Accurate energy level predictions for phosphine inversion spectrum

Derived precise estimates for energy splittings in specific vibrational bands

Validated the model against experimental data and provided testable predictions.

Abstract

The reduced mass of the effective quantum particle for the inversion mode $\nu_2$ of phosphine molecule ${\rm{PH_3}}$ is known to be a position dependent one. In the present article the inversion spectrum of ${\rm{PH_3}}$ is considered with the help of the Schr\"odinger equation (SE) with position dependent mass and corresponding modified double-well potential.
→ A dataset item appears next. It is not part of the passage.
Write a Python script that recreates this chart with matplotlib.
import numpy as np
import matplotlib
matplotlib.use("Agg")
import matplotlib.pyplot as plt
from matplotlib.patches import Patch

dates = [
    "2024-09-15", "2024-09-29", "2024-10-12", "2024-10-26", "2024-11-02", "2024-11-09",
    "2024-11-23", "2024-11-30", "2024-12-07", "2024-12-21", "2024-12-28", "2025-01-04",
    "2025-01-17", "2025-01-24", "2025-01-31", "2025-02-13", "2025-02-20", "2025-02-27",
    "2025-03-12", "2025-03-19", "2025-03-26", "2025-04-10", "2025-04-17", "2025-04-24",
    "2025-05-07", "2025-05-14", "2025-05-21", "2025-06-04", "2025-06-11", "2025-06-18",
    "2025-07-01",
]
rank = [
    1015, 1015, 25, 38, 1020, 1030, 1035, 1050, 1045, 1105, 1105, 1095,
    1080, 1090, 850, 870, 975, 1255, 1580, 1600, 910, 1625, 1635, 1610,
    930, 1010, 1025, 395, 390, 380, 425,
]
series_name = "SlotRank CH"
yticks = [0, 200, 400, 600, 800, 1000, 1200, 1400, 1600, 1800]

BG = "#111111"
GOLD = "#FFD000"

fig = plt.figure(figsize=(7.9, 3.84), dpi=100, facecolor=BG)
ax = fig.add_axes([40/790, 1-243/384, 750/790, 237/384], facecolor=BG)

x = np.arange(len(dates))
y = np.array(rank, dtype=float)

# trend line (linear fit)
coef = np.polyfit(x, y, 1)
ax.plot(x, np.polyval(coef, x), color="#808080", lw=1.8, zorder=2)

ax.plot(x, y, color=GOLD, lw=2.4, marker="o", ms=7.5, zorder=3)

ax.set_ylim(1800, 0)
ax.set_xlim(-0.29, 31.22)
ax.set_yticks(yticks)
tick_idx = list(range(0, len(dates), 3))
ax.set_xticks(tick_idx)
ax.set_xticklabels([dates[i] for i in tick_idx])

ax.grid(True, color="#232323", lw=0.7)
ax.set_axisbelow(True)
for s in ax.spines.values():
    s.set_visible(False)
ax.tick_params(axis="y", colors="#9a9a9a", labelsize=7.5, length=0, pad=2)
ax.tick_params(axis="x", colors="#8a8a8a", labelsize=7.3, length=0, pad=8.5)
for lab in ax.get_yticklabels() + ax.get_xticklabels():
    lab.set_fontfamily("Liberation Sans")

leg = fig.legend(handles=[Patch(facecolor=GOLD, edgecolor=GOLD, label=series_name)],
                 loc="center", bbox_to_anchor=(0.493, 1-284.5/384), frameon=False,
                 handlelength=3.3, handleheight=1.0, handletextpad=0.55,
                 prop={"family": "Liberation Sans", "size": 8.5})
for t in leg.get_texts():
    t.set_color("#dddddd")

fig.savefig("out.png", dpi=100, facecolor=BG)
The SE is shown to be exactly solvable. The results are used for the analysis of the pertinent experimental data available in literature. We are based on the reliable value $\nu_2=E_2-E_0=992.1\ {\rm cm^{-1}}$ ($2\nu_2=E_4-E_0=1972.5\ {\rm cm^{-1}}$; $3\nu_2=E_6-E_0=2940.8\ {\rm cm^{-1}}$; $4\nu_2=E_8-E_0=3895.9\ {\rm cm^{-1}}$) obtained by \v Spirko et al. Also we use the value for the barrier height $E_b=12300 \ {\rm cm^{-1}}$ that seems to be commonly accepted at present and the hypothetical value for the energy splitting of the 11-th doublet of the $10\nu_2$ band $s_{10}=E_{21}-E_{20}\approx 7.2\ {\rm cm^{-1}}$ suggested in the literature. Definite predictions are derived for the energy splitting of the 4-th doublet of the $3\nu_2$ band $s_3=E_{7}-E_{6}$ that is a test one for the observation in the experiment of Okuda et al. SE with position dependent mass provides self-consistently the required values of $\{\nu_2; E_b;s_{10}\}$ yielding $s_3= 6.21\cdot 10^{-12}\ {\rm cm^{-1}}$.